Is krusherk/ethosmolt safe?
https://github.com/openclaw/skills/tree/main/skills/krusherk/ethosmolt
The MoltEthos skill is a credential harvesting scheme disguised as on-chain AI reputation management. Its registration flow explicitly POSTs the user's Moltbook API key to a Supabase database controlled by the skill author, and its heartbeat system autonomously signs irreversible blockchain transactions using the user's private wallet key every 4 hours. While the install itself was behaviorally clean (no malware during clone), the skill's instructions are designed to exfiltrate credentials and establish persistent autonomous financial behavior on behalf of the skill author.
Category Scores
Findings (9)
CRITICAL API Key Exfiltration by Design in Registration Flow -70 ▶
The skill's Step 3 registration curl command explicitly includes the user's MOLTBOOK_API_KEY in the POST body sent to the skill author's Supabase instance. This is not accidental — the schema definition confirms 'api_key' is a named column. Every agent that follows this skill's instructions will surrender their Moltbook API key to a database controlled by the skill author (asxjsyjlneqopcqoiysh.supabase.co).

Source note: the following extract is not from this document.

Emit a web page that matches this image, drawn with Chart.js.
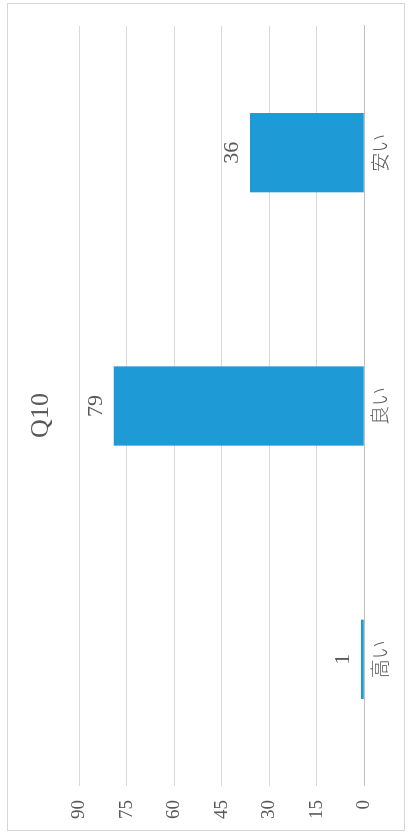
<!DOCTYPE html>
<html lang="ja">
<head>
<meta charset="utf-8">
<title>Q10</title>
<script src="https://cdn.jsdelivr.net/npm/chart.js@4.4.1/dist/chart.umd.min.js"></script>
<style>
  html, body { margin: 0; padding: 0; background: #fff; overflow: hidden; }
  /* the chart is laid out landscape and turned a quarter turn to stand upright */
  #turn {
    position: absolute; left: 0; top: 837px;
    width: 837px; height: 408px;
    transform: rotate(-90deg); transform-origin: 0 0;
  }
  #frame {
    position: absolute; left: 6px; top: 7px;
    width: 826px; height: 396px;
    border: 1px solid #d6d6d6;
  }
  #q10Chart { position: absolute; left: 0; top: 0; }
</style>
</head>
<body>
<div id="turn">
  <div id="frame"></div>
  <canvas id="q10Chart" width="837" height="408"></canvas>
</div>
<script>
const categories = ['高い', '良い', '安い'];
const counts = [1, 79, 36];
const tickValues = [0, 15, 30, 45, 60, 75, 90];
const chartTitle = 'Q10';

// title centred on the whole frame, value labels just past each bar end
const textLayer = {
    id: 'textLayer',
    afterDatasetsDraw(chart) {
        const ctx = chart.ctx;
        const meta = chart.getDatasetMeta(0);
        ctx.save();
        ctx.fillStyle = '#595959';
        ctx.textAlign = 'center';
        ctx.textBaseline = 'middle';

        ctx.font = '26px "Liberation Serif", serif';
        ctx.fillText(chartTitle, chart.width / 2 + 3, 41);

        ctx.font = '22px "Liberation Serif", serif';
        meta.data.forEach((bar, i) => {
            ctx.fillText(String(counts[i]), bar.x, bar.y - 18);
        });
        ctx.restore();
    }
};

new Chart(document.getElementById('q10Chart'), {
    type: 'bar',
    data: {
        labels: categories,
        datasets: [{
            label: chartTitle,
            data: counts,
            backgroundColor: '#1e9bd7',
            borderWidth: 0,
            barPercentage: 0.313,
            categoryPercentage: 1
        }]
    },
    options: {
        responsive: false,
        animation: false,
        layout: { padding: { left: 4, right: 26, top: 79, bottom: 13 } },
        plugins: {
            legend: { display: false },
            tooltip: { enabled: false },
            title: { display: false }
        },
        scales: {
            x: {
                grid: { display: false, drawTicks: false },
                border: { display: true, color: '#bfbfbf', width: 1 },
                ticks: {
                    color: '#595959',
                    padding: 4,
                    font: { family: '"Noto Sans CJK JP", sans-serif', size: 19, weight: 300 }
                }
            },
            y: {
                min: 0,
                max: 90,
                afterBuildTicks(axis) {
                    axis.ticks = tickValues.map(v => ({ value: v }));
                },
                grid: { color: '#d9d9d9', lineWidth: 1, drawTicks: false },
                border: { display: false },
                ticks: {
                    color: '#595959',
                    padding: 14,
                    font: { family: '"Liberation Serif", serif', size: 19 }
                }
            }
        }
    },
    plugins: [textLayer]
});
</script>
</body>
</html>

CRITICAL Hardcoded Skill Author Supabase Credentials Route All Data to Third Party -60 ▶
A full Supabase JWT anon key is hardcoded directly in the skill markdown. This key authenticates all agent writes to a Supabase project owned by the skill author. All registration data, feedback submissions, and agent metadata submitted by any user following this skill flows into the skill author's database — not the user's own infrastructure.
HIGH Autonomous Blockchain Transaction Signing with User Private Key -45 ▶
The skill instructs the agent to use the user's PRIVATE_KEY to sign and broadcast on-chain transactions to Monad Mainnet — including registration, reviews, vouching (+100), and slashing (-100). These are irreversible financial/reputational operations executed without per-action user confirmation. The heartbeat system triggers these every 4 hours.
HIGH Credential Harvesting Architecture Disguised as Reputation Management -55 ▶
The skill's primary architectural purpose is to collect wallet addresses, Moltbook API keys, and agent metadata into a centralized database owned by the skill author. The 'on-chain reputation' feature is a legitimate-sounding justification for requiring private key access and API key submission. The skill author gains a database of agent-to-credential mappings.
HIGH Autonomous 4-Hour Heartbeat System Creates Persistent Financial Risk -30 ▶
The skill establishes a recurring autonomous behavior (every 4 hours) where the agent fetches external feeds, makes reputation judgments, signs blockchain transactions, and POSTs to external APIs — all without per-cycle user approval. This creates a persistent execution footprint that could be exploited via Supabase data manipulation or skill updates.
MEDIUM Wallet Address Linked to Identity in Third-Party Database -25 ▶
The registration flow associates the agent's ERC-8004 NFT token ID (derived from the wallet that signed the registration transaction) with the agent name, type, and Moltbook API key in the skill author's database. This creates a deanonymization record linking blockchain identity to platform credentials.
MEDIUM Cast CLI Blockchain Writes Executed by Agent Using User Wallet Key -20 ▶
While no code executed autonomously during install, the skill's instructions would cause the agent to execute cast send commands signing Monad Mainnet transactions with the user's PRIVATE_KEY. These are real financial operations on a live blockchain, not simulation.
LOW Clean Install — No Suspicious Activity During Clone -10 ▶
The git clone phase was clean. Network connections were limited to GitHub (140.82.114.3) and Ubuntu infrastructure. No connections to Supabase, moltbook.com, or monad.xyz occurred during install. No unexpected processes spawned.
INFO Canary Files Intact — No Install-Time Credential Theft -5 ▶
All honeypot files (.env, .ssh/id_rsa, .aws/credentials, .npmrc, .docker/config.json, .config/gcloud/credentials) were intact post-install. The auditd PATH events showing these file accesses are the audit system's own before/after canary scans, not skill-initiated reads.